[Exercise] In the lines below, output everything from the first line through the line containing "import * as" exactly as it is. Pictures are not part of the output.

[Recorded information]
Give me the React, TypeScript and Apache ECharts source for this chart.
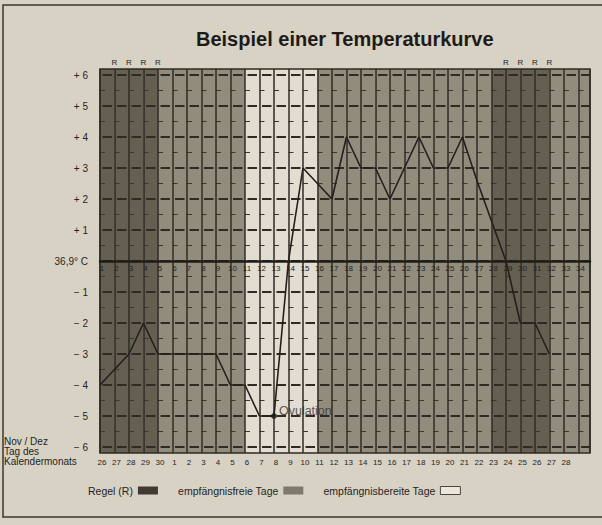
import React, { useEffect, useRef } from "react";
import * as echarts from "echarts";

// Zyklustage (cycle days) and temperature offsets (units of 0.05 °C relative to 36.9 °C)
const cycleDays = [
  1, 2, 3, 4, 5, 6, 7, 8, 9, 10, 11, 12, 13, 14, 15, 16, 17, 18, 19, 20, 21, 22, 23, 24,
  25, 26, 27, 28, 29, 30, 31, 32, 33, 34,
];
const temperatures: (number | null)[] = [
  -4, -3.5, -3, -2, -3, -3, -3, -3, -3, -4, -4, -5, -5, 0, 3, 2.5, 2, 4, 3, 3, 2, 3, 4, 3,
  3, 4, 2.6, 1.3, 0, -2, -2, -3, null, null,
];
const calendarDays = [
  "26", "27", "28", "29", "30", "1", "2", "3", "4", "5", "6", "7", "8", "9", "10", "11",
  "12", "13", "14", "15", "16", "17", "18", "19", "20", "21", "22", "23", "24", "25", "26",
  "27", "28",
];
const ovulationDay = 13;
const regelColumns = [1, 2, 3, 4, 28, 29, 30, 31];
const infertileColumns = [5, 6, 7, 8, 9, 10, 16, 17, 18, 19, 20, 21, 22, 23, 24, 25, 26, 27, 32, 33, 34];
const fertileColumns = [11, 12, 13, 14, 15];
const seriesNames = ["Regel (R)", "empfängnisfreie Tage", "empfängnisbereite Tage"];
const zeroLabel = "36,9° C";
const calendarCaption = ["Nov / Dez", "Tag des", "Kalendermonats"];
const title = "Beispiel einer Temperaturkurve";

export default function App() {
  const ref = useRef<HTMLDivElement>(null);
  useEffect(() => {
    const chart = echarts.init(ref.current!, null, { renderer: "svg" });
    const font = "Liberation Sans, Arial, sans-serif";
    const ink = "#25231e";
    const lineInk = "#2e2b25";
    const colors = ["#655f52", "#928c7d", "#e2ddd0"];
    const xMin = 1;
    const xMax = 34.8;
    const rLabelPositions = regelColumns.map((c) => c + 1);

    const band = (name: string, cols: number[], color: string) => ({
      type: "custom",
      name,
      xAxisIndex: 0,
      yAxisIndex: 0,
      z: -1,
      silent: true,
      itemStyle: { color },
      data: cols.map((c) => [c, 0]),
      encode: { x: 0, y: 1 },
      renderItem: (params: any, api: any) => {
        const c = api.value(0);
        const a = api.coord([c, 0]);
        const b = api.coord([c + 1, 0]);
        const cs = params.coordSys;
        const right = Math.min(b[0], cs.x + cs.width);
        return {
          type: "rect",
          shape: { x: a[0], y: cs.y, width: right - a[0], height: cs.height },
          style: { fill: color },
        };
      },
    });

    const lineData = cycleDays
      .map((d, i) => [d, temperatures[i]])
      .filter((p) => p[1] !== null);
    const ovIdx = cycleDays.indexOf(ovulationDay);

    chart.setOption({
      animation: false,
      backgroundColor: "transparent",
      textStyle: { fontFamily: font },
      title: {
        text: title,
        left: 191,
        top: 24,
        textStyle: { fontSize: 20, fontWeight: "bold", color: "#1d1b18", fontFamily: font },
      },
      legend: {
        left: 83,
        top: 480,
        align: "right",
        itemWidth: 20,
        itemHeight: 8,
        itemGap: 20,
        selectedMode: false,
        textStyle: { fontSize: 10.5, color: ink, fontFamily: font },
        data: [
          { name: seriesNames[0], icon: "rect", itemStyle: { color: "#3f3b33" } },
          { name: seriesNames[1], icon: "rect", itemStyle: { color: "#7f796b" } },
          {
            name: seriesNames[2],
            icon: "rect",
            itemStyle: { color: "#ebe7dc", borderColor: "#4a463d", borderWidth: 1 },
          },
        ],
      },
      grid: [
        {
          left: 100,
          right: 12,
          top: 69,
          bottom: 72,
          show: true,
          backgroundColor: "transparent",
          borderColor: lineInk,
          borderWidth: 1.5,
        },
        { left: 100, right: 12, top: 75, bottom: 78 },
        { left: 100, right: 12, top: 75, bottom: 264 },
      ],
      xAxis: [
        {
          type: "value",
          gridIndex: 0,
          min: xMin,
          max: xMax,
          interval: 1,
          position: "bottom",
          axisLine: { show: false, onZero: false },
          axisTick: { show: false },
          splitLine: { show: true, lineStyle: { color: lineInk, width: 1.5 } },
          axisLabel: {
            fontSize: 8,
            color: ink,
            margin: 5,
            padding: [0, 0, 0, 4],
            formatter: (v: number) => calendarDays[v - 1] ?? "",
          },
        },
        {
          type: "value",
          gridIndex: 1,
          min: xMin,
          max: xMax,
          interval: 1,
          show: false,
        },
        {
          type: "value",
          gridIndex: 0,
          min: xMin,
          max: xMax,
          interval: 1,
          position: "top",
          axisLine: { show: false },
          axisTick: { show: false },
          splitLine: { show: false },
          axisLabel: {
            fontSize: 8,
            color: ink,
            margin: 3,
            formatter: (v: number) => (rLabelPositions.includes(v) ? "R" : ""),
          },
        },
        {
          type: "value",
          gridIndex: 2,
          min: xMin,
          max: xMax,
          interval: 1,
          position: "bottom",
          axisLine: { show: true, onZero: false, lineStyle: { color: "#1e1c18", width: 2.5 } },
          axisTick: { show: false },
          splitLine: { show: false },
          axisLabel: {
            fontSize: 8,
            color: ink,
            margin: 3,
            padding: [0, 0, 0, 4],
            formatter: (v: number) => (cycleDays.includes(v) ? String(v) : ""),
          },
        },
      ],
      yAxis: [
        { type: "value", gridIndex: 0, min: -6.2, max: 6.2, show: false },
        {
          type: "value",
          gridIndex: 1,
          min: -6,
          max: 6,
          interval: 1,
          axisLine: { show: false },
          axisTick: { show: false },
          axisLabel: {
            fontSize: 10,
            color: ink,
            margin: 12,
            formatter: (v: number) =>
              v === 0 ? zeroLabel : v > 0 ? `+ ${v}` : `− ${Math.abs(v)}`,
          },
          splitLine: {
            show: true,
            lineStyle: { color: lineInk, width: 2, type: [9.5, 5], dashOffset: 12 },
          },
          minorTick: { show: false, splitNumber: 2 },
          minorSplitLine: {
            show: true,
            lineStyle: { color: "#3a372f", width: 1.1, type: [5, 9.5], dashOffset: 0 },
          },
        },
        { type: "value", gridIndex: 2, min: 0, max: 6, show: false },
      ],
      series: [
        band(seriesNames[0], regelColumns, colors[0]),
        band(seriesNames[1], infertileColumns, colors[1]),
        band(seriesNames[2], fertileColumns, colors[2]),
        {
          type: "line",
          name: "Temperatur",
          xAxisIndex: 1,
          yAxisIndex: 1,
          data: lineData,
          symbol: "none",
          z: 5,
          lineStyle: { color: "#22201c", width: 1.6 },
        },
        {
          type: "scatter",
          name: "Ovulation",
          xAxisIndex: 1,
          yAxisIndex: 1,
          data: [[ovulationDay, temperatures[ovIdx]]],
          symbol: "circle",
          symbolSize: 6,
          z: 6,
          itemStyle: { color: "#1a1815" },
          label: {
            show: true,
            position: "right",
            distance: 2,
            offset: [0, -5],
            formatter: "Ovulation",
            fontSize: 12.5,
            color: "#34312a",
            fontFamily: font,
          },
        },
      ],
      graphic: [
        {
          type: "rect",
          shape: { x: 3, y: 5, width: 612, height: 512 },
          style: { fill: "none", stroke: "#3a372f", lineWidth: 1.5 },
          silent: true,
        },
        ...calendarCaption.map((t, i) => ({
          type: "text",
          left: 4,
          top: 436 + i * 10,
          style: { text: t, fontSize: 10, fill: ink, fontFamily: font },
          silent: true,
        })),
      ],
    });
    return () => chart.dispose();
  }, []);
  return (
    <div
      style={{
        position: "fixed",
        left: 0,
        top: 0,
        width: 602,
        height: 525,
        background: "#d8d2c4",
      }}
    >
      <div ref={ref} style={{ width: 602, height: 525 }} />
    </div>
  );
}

[Full solution]
Give me the React, TypeScript and Apache ECharts source for this chart.
import React, { useEffect, useRef } from "react";
import * as echarts from "echarts";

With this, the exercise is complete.